Member of the North Carolina House of Representatives from Halifax County
- In office November 6, 1906 – November 8, 1910
- Preceded by: Sands Gayle

Personal details
- Born: Alvin Paul Kitchin April 24, 1873 Scotland Neck, North Carolina, United States
- Died: June 28, 1923 (aged 50) Seven Springs, North Carolina, United States
- Party: Democratic
- Spouse: Carrie Lawrence ​(m. 1907)​
- Children: 4, including A. Paul
- Parent: William H. Kitchin (father);
- Relatives: W. W. Kitchin (brother); Claude Kitchin (brother); Thurman D. Kitchin (brother);
- Education: Wake Forest College (LLB)
- Occupation: Lawyer; politician;

= A. Paul Kitchin Sr. =

American politician (1873–1923)

Alvin Paul Kitchin (April 24, 1873 – June 28, 1923) was an American lawyer and politician who served in both houses of the North Carolina General Assembly.
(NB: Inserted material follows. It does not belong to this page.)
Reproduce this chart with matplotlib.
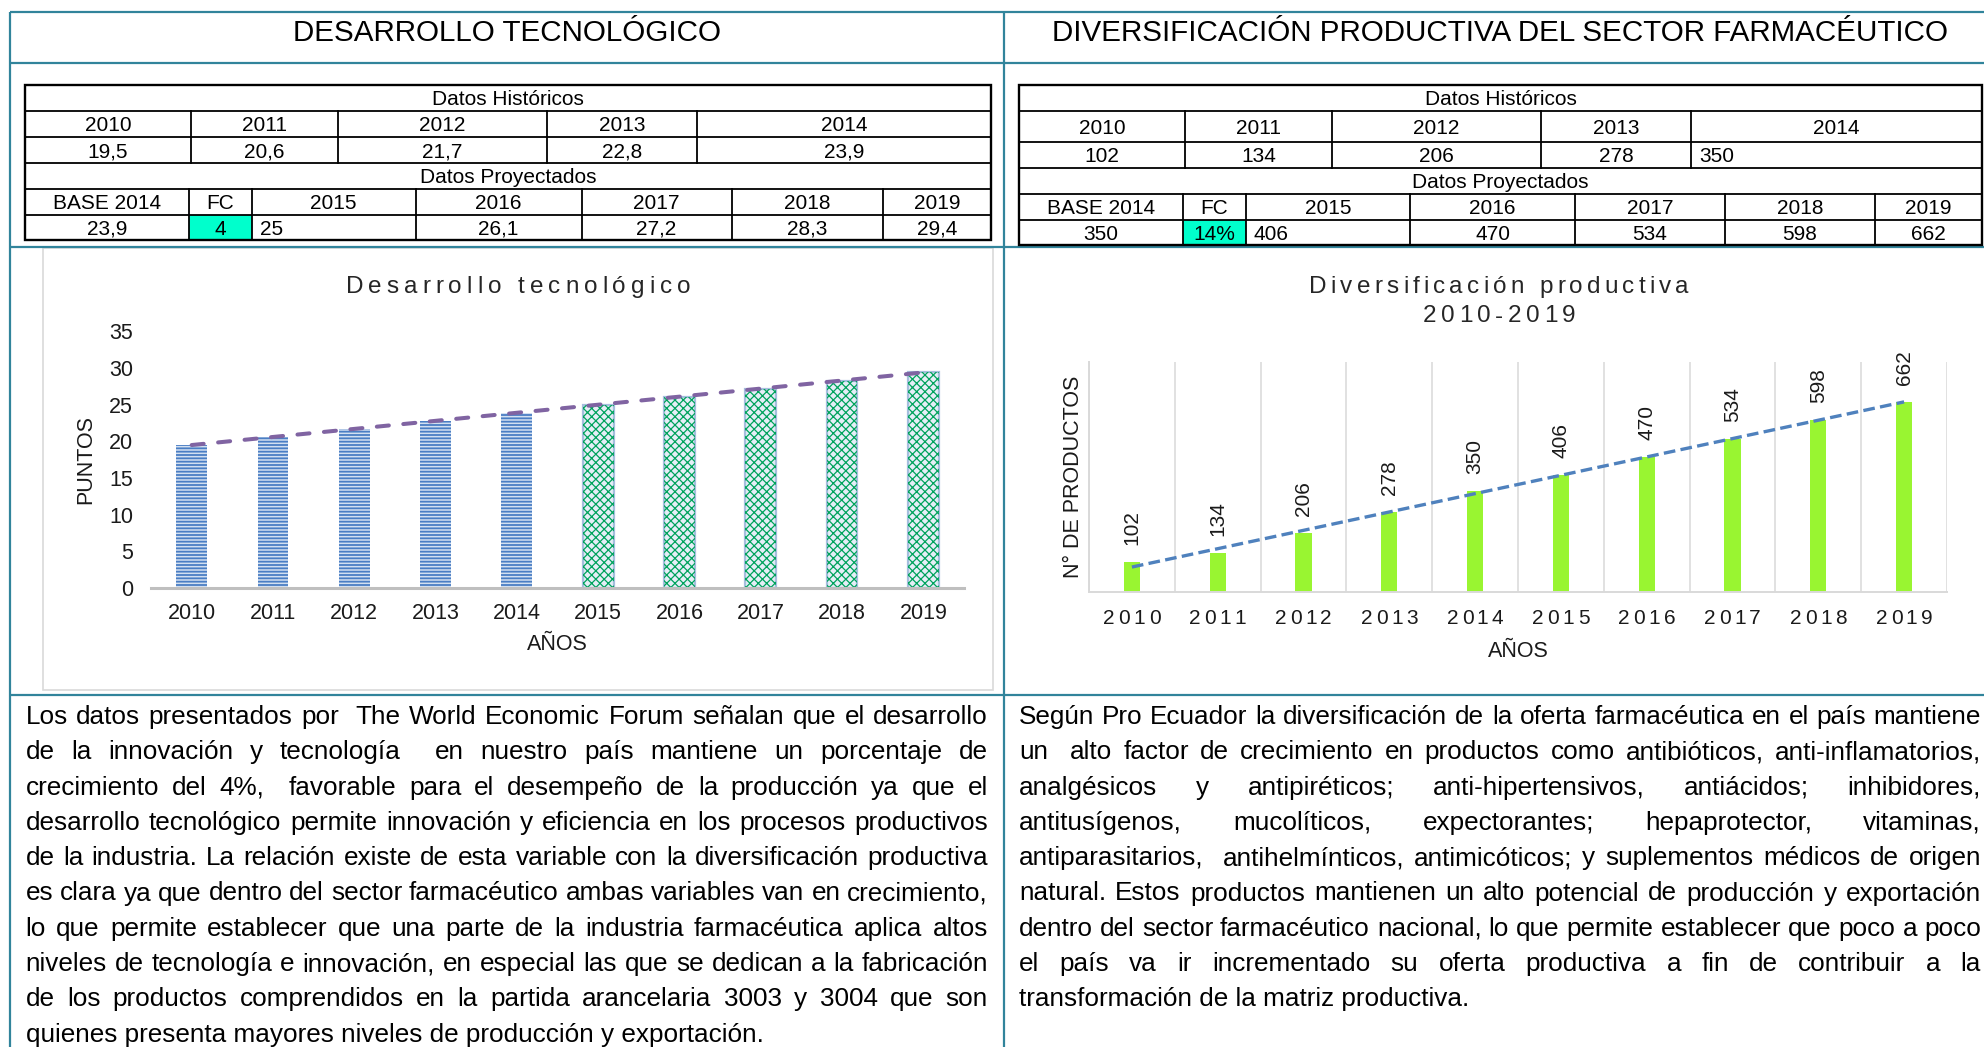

His father, William H. Kitchin, and two of his elder brothers, W. W. and Claude, were prominent North Carolina politicians, while his younger brother, Thurman D. Kitchin, was a longtime president of Wake Forest College. William, W. W., and Claude all served in the United States House of Representatives, as did Kitchin's son and namesake, A. Paul Kitchin. W. W. also served a term as governor of the state, during Kitchin's time in the state legislature.